The same shall, in wisdom, prolong his days.

The Death of Dolon

Dumb Dolon, he who was of doubtful mind
To Hector’s charge in foolishness resigned;
For Hector promised him Achilles’ steeds
For but one night of brave and daring deeds.
He snuck (he thought) across the Trojan plain
To breach the Argive camp upon the main,
And spy out all their counsels to report
What plans they laid, to what they would resort:
But the keen ears of Odysseus caught
The sound of footsteps as his way he sought;
Diomed was with him when he heard the sound
Of Dolon sneaking quick over the ground;
“Let him go ahead,” Odysseus advised,
That then from behind the spy could be surprised:
“If we cannot catch him, pin him by the shore;
Our spears shall see that he sees Troy no more.”

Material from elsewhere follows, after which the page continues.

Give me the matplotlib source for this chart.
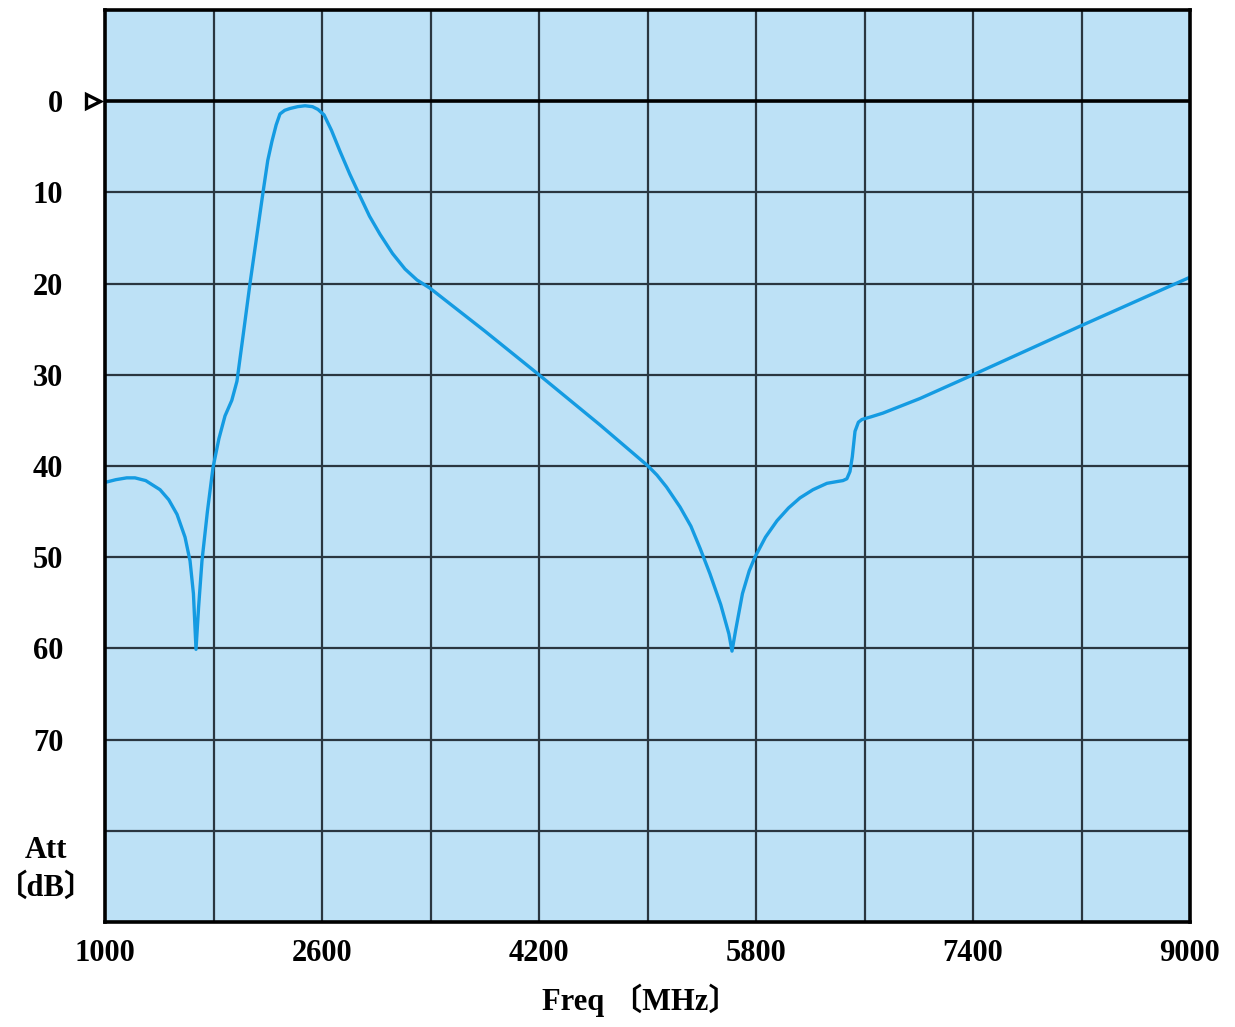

Dolon passed and they followed in his wake:
Toward the Achaean camp did Dolon make;
When he perceived the sound of their approach,
He thought them Trojans and ceased not to encroach.
But when at last his folly he perceived,
He was seized with fear and his soul was grieved:
He flew across the plain, seeking to evade
The men whose camp he’d laboured to invade.
To check him Diomed lifted his hand
And hurled his javelin and struck the sand;
He purposed thus to miss to halt the spy,
And lifted his voice to the foe to cry:
He urged the man to halt, lest he be slain
And Dolon did and fear gripped him as pain;
He shook with terror and could hardly stand,
And all at once by tears he was unmanned.
Forsaking all his honour, he proffered gold
From his father’s house if his life be sold.
And Odysseus, always being wise,
Proffered in return one of his cunning lies;
To give him hope, he urged him not to fear,
And asked him why he had at night come near
Their camp, and though the coward trembled still,
He found the will to speak, and his words did spill
Out all at once; he told the men his charge,
Which when they heard they marveled at folly large.
Odysseus could hardly keep straight face
That such a one as this, a coward base,
Had thought to be the master of the steeds
Of Achilles: how luxury folly breeds!
Odysseus then questioned Dolon to
Discover what of Troy’s defense he knew.
Dolon replied and told him all he could,
Where every camp was set, and where guards stood;
That Hector held a counsel made he known,
That the Thracians were encamped alone.
This told Dolon submitted to be a slave,
But Diomed observed him with visage grave.
“From captivity, we shall not set you free,
Nor risk that as slave you’d a traitor be.”
The spy began to speak a word in turn,
But Diomed his plea ‘fore he spoke did spurn;
Like a thunderbolt fell his fearsome sword,
His head fell from his neck and his blood poured
Forth in purple spurts and stained all the ground;
In the dirt his head, severed, rolled around.
This done they stripped his body for reward;
A bow and spear and a wolf’s hide they scored:
And Odysseus dedicated these
To Athena who he always sought to please.